By Brick City Slut
The porous space between the self and the other is where intimacy exists. If we are successfully self-contained with impeccable boundaries, we do not allow others to know us. We can absorb and attempt to know the other while concealing ourselves but this is not how to form honest and reciprocal relationships.
Concealment is power. One way you can avoid figuring out what you require to feel safe being vulnerable is to be the person everyone confides in, who absorbs it all and listens. Maybe if you ask sufficiently incisive questions, you can crack them open while hiding yourself. Maybe if they feel seen, they will forget to look. There is a way in which holding space is abdicating meaningfully showing up, which necessitates reciprocity. Being self contained is a defense mechanism. To be seen requires an element of risk, the chance that someone will not want to see you, or will perceive you wrongly.
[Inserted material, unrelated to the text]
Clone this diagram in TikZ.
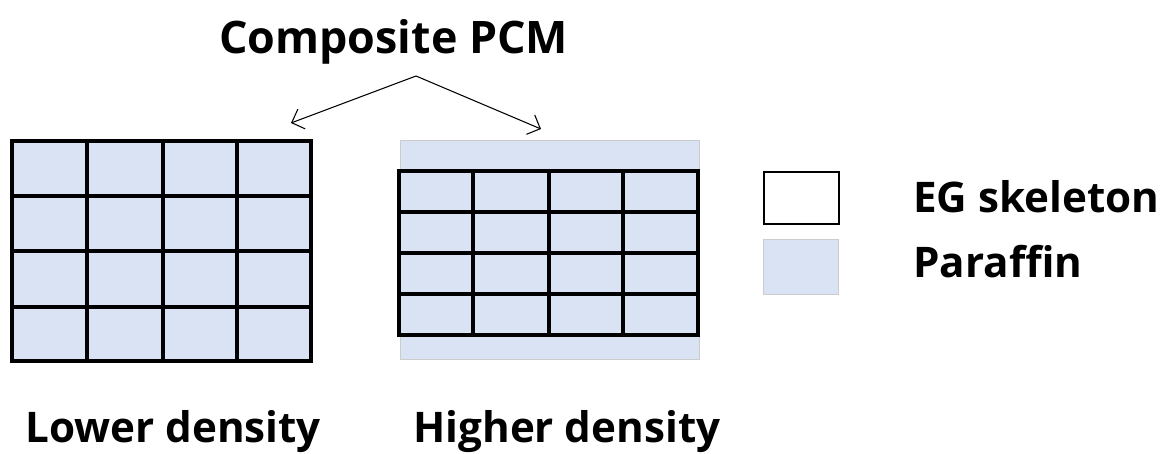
\documentclass[tikz,border=0pt]{standalone}
\usepackage{fontspec}
\setmainfont{Open Sans}
\usetikzlibrary{arrows.meta}

\definecolor{paraffinblue}{HTML}{DAE3F3}

\begin{document}
\begin{tikzpicture}[x=0.02cm, y=-0.02cm, >={Straight Barb[length=6pt, width=12pt]},
    every node/.style={font=\fontsize{24}{29}\selectfont\bfseries, inner sep=0pt},
    skeleton/.style={draw=black, line width=1.9pt},
    paraffin/.style={fill=paraffinblue}]
  \useasboundingbox (0,0) rectangle (1169,453);

  % title with the two arrows
  \node[anchor=base west, font=\fontsize{25.5}{30}\selectfont\bfseries] (title) at (219,53) {Composite PCM};
  \coordinate (split) at (416,76);
  \coordinate (lowtip) at (291,123);
  \coordinate (hightip) at (541,129);
  \draw[->, line width=0.6pt] (split) -- (lowtip);
  \draw[->, line width=0.6pt] (split) -- (hightip);

  % lower density: cells fill the whole block
  \fill[paraffin] (12,141) rectangle (311,361);
  \draw[skeleton] (12,141) rectangle (311,361);
  \foreach \x in {87,163,237} \draw[skeleton] (\x,141) -- (\x,361);
  \foreach \y in {196,251,307} \draw[skeleton] (12,\y) -- (311,\y);

  % higher density: skeleton squeezed inside the paraffin
  \draw[paraffin, draw=gray!40, line width=0.5pt] (400,140) rectangle (699,359);
  \draw[skeleton] (399,171) rectangle (698,335);
  \foreach \x in {473,549,623} \draw[skeleton] (\x,171) -- (\x,335);
  \foreach \y in {212,253,294} \draw[skeleton] (399,\y) -- (698,\y);

  % legend
  \node[draw=black, line width=1.3pt, fill=white, anchor=north west,
        minimum width=1.5cm, minimum height=1.04cm] (egkey) at (763,171) {};
  \node[paraffin, draw=gray!40, line width=0.5pt, anchor=north west,
        minimum width=1.5cm, minimum height=1.1cm] (pakey) at (763,239) {};
  \node[anchor=base west] (egtext) at (913,212) {EG skeleton};
  \node[anchor=base west] (patext) at (913,277) {Paraffin};

  % captions
  \node[anchor=base west] (lowtext) at (25,442) {Lower density};
  \node[anchor=base west] (hightext) at (413,442) {Higher density};
\end{tikzpicture}
\end{document}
These are all real risks, but not even giving people the opportunity to attempt to know you is a path that leads to resentment and alienation.
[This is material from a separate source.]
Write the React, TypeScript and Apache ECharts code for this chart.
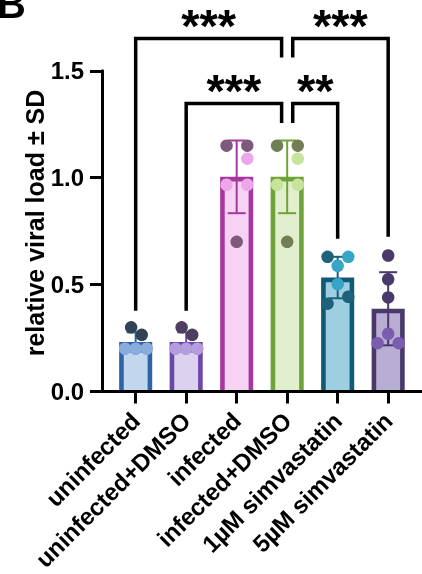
import React, { useEffect, useRef } from "react";
import * as echarts from "echarts";

const categories = [
  "uninfected",
  "uninfected+DMSO",
  "infected",
  "infected+DMSO",
  "1µM simvastatin",
  "5µM simvastatin",
];
const barMeans = [0.232, 0.232, 1.004, 1.004, 0.533, 0.387];
const barSD = [0.045, 0.045, 0.17, 0.17, 0.097, 0.171];
const yTicks = [0, 0.5, 1.0, 1.5];

const borderColors = ["#2e64a6", "#6b47a8", "#a8369f", "#6ea33a", "#115a74", "#49396a"];
const fillColors = ["#c2d6ed", "#dcd1ef", "#f6d3f2", "#e2efcf", "#9dcfe0", "#b8add2"];
const errColors = ["#2e64a6", "#6b47a8", "#a8369f", "#6ea33a", "#1c5f78", "#49396a"];
const darkPointColors = ["#2f4256", "#4c3f60", "#7d5a7d", "#737e55", "#1d627a", "#4a3a6c"];
const lightPointColors = ["#88acdc", "#b39ddc", "#eca7e8", "#c8e39b", "#36a5c8", "#7a5cb0"];

// individual replicate points
const pointGroup = [
  0, 0, 0, 0, 0,
  1, 1, 1, 1, 1,
  2, 2, 2, 2, 2, 2,
  3, 3, 3, 3, 3, 3,
  4, 4, 4, 4, 4, 4,
  5, 5, 5, 5, 5, 5,
];
const pointOffset = [
  -0.09, 0.12, -0.21, 0, 0.22,
  -0.09, 0.12, -0.21, 0, 0.22,
  -0.2, 0.21, 0.21, -0.2, 0.21, 0,
  -0.2, 0.21, 0.21, -0.2, 0.21, 0,
  -0.2, 0.21, 0, 0, 0.21, -0.2,
  0, 0, 0, 0, -0.21, 0.21,
];
const pointValue = [
  0.3, 0.265, 0.2, 0.2, 0.2,
  0.3, 0.265, 0.2, 0.2, 0.2,
  1.15, 1.15, 1.089, 0.967, 0.967, 0.7,
  1.15, 1.15, 1.089, 0.967, 0.967, 0.7,
  0.63, 0.63, 0.588, 0.502, 0.443, 0.411,
  0.636, 0.525, 0.44, 0.27, 0.226, 0.226,
];
const pointDark = [
  1, 1, 0, 0, 0,
  1, 1, 0, 0, 0,
  1, 1, 0, 0, 0, 1,
  1, 1, 0, 0, 0, 1,
  1, 0, 0, 0, 1, 1,
  1, 1, 1, 0, 0, 0,
];

// significance brackets
const bracketLeft = [0, 3.11, 1, 3.11];
const bracketRight = [2.89, 5, 2.89, 4];
const bracketTop = [1.651, 1.651, 1.347, 1.347];
const bracketLeftEnd = [0.378, 1.562, 0.378, 1.256];
const bracketRightEnd = [1.562, 0.724, 1.256, 0.714];
const bracketStars = ["***", "***", "***", "**"];

const FONT = "Liberation Sans";

export default function App() {
  const ref = useRef<HTMLDivElement>(null);

  useEffect(() => {
    document.body.style.margin = "0";
    const chart = echarts.init(ref.current!, null, { renderer: "svg" });

    const barData = categories.map((_, i) => [i, barMeans[i], barSD[i]]);
    const pointData = pointValue.map((v, k) => {
      const g = pointGroup[k];
      return {
        value: [g + pointOffset[k], v],
        itemStyle: { color: pointDark[k] ? darkPointColors[g] : lightPointColors[g], opacity: 1 },
      };
    });
    const bracketData = bracketTop.map((t, k) => [bracketLeft[k], bracketRight[k], t, bracketLeftEnd[k], bracketRightEnd[k]]);

    const starSize = 47;

    chart.setOption({
      animation: false,
      grid: { left: 102, right: 0, top: 70.8, bottom: 182.5, outerBoundsMode: "none" },
      xAxis: {
        type: "value",
        min: -0.667,
        max: 5.67,
        z: 10,
        splitLine: { show: false },
        axisLine: { show: true, onZero: false, lineStyle: { color: "#000", width: 3 } },
        axisTick: { show: true, length: 12, lineStyle: { color: "#000", width: 3 }, customValues: [0, 1, 2, 3, 4, 5] },
        axisLabel: {
          customValues: [0, 1, 2, 3, 4, 5],
          formatter: (v: number) => categories[Math.round(v)] ?? "",
          rotate: 45,
          margin: 25,
          color: "#000",
          fontWeight: "bold",
          fontSize: 24,
          fontFamily: FONT,
        },
      },
      yAxis: {
        type: "value",
        min: 0,
        max: 1.5,
        interval: 0.5,
        z: 10,
        splitLine: { show: false },
        axisLine: { show: true, onZero: false, lineStyle: { color: "#000", width: 3 } },
        axisTick: { show: true, length: 12, lineStyle: { color: "#000", width: 3 } },
        axisLabel: {
          formatter: (v: number) => (yTicks.includes(v) ? v.toFixed(1) : ""),
          margin: 18,
          color: "#000",
          fontWeight: "bold",
          fontSize: 24,
          fontFamily: FONT,
        },
      },
      graphic: [
        {
          type: "text",
          x: -3,
          y: 4,
          style: { text: "B", font: `bold 40px ${FONT}`, fill: "#000", align: "left", verticalAlign: "middle" },
        },
        {
          type: "text",
          x: 35,
          y: 223,
          rotation: Math.PI / 2,
          style: {
            text: "relative viral load ± SD",
            font: `bold 25px ${FONT}`,
            fill: "#000",
            align: "center",
            verticalAlign: "middle",
          },
        },
      ],
      series: [
        {
          type: "custom",
          z: 2,
          clip: false,
          data: barData,
          renderItem: (params: any, api: any) => {
            const idx = params.dataIndex;
            const i = api.value(0);
            const m = api.value(1);
            const s = api.value(2);
            const top = api.coord([i, m]);
            const base = api.coord([i, 0]);
            const band = api.size([1, 0])[0];
            const w = band * 0.655;
            const bw = 4.6;
            const x0 = top[0] - w / 2;
            const hi = api.coord([i, m + s]);
            const lo = api.coord([i, m - s]);
            const cap = 9;
            return {
              type: "group",
              children: [
                { type: "rect", shape: { x: x0, y: top[1], width: w, height: base[1] - top[1] }, style: { fill: borderColors[idx] } },
                {
                  type: "rect",
                  shape: { x: x0 + bw, y: top[1] + bw, width: w - 2 * bw, height: Math.max(0, base[1] - top[1] - bw) },
                  style: { fill: fillColors[idx] },
                },
                { type: "line", shape: { x1: top[0], y1: hi[1], x2: top[0], y2: lo[1] }, style: { stroke: errColors[idx], lineWidth: 2 } },
                { type: "line", shape: { x1: top[0] - cap, y1: hi[1], x2: top[0] + cap, y2: hi[1] }, style: { stroke: errColors[idx], lineWidth: 2 } },
                { type: "line", shape: { x1: top[0] - cap, y1: lo[1], x2: top[0] + cap, y2: lo[1] }, style: { stroke: errColors[idx], lineWidth: 2 } },
              ],
            };
          },
        },
        {
          type: "scatter",
          z: 3,
          symbolSize: 12.5,
          data: pointData,
        },
        {
          type: "custom",
          z: 4,
          clip: false,
          data: bracketData,
          renderItem: (params: any, api: any) => {
            const k = params.dataIndex;
            const l = api.value(0);
            const r = api.value(1);
            const t = api.value(2);
            const pl = api.coord([l, api.value(3)]);
            const plt = api.coord([l, t]);
            const prt = api.coord([r, t]);
            const pr = api.coord([r, api.value(4)]);
            return {
              type: "group",
              children: [
                {
                  type: "polyline",
                  shape: { points: [pl, plt, prt, pr] },
                  style: { stroke: "#000", lineWidth: 3.5, fill: "none", lineJoin: "miter", lineCap: "butt" },
                },
                {
                  type: "text",
                  x: (plt[0] + prt[0]) / 2,
                  y: plt[1] - 24 + 0.225 * starSize,
                  style: {
                    text: bracketStars[k],
                    font: `bold ${starSize}px ${FONT}`,
                    fill: "#000",
                    align: "center",
                    verticalAlign: "middle",
                  },
                },
              ],
            };
          },
        },
      ],
    });

    return () => chart.dispose();
  }, []);

  return <div ref={ref} style={{ position: "fixed", left: 0, top: 0, width: 422, height: 574 }} />;
}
You long for someone to care, to push past the guardedness. To ask questions and know the depths of you, with tenderness. It is an act of generosity and bravery to allow people to reach towards you. Take my hand, cross the chasm.
The opposite pitfall is to hold and respect the perceived boundaries of others to the point of self-editing into oblivion and never cultivating connection opportunities, being afraid to practice curiosity. We can show care by wanting to know. Never asking and assuming people will tell us what they wish to share is often read as indifference. Asking people about their lives, about their joys, sorrows, and hopes, opens us up to deeper connections. Intrusion is an invitation. You can start small, and build up to greater levels of consensual intrusion, as openness is indicated. Someone has to make the first overture to start building a foundation of reciprocity. You signal openness to connection through practice. Not all invitations will be accepted but an invitation left unspoken will never be answered.
I think one of the reasons people enjoy using social media is that they can feel seen but in a very curated and contained environment. You control the frame in a way that is much less feasible for in-person interactions. Others can see you, but only from afar and only in the ways that feel safe. They don’t see the messy parts and the contradictions. This too is a form of avoidance through the lens of curation.
One of the (many) pitfalls of people applying instagram infographic therapy culture to their interpersonal relationships is that we take on the role of therapist, untrained, unlicensed, and expect our friends to also be our therapists. The boundaries that therapists have with clients are very different from the ones it is reasonable to hold with a friend. Friendship and romantic relationships involve reciprocity, an exchange of emotional experience. The expectation that we are in the role of either giving or receiving in a constrained manner, without a free flowing dynamic leads to us treating those close to us as service providers rather than intimate relationships. We can get away from this flawed dynamic by not having transactional expectations, by understanding that what is necessary for interpersonal relationships to flourish is not tidiness but bravery.
I am scared to write this. Every time I try, I share parts of myself. What if I reveal too much? What is the point of writing this? In some ways, it is me from the semi-safe distance of anonymity urging all of us to be braver. To share our hearts with our friends and with our lovers. To settle into connection rather than live alone in fear.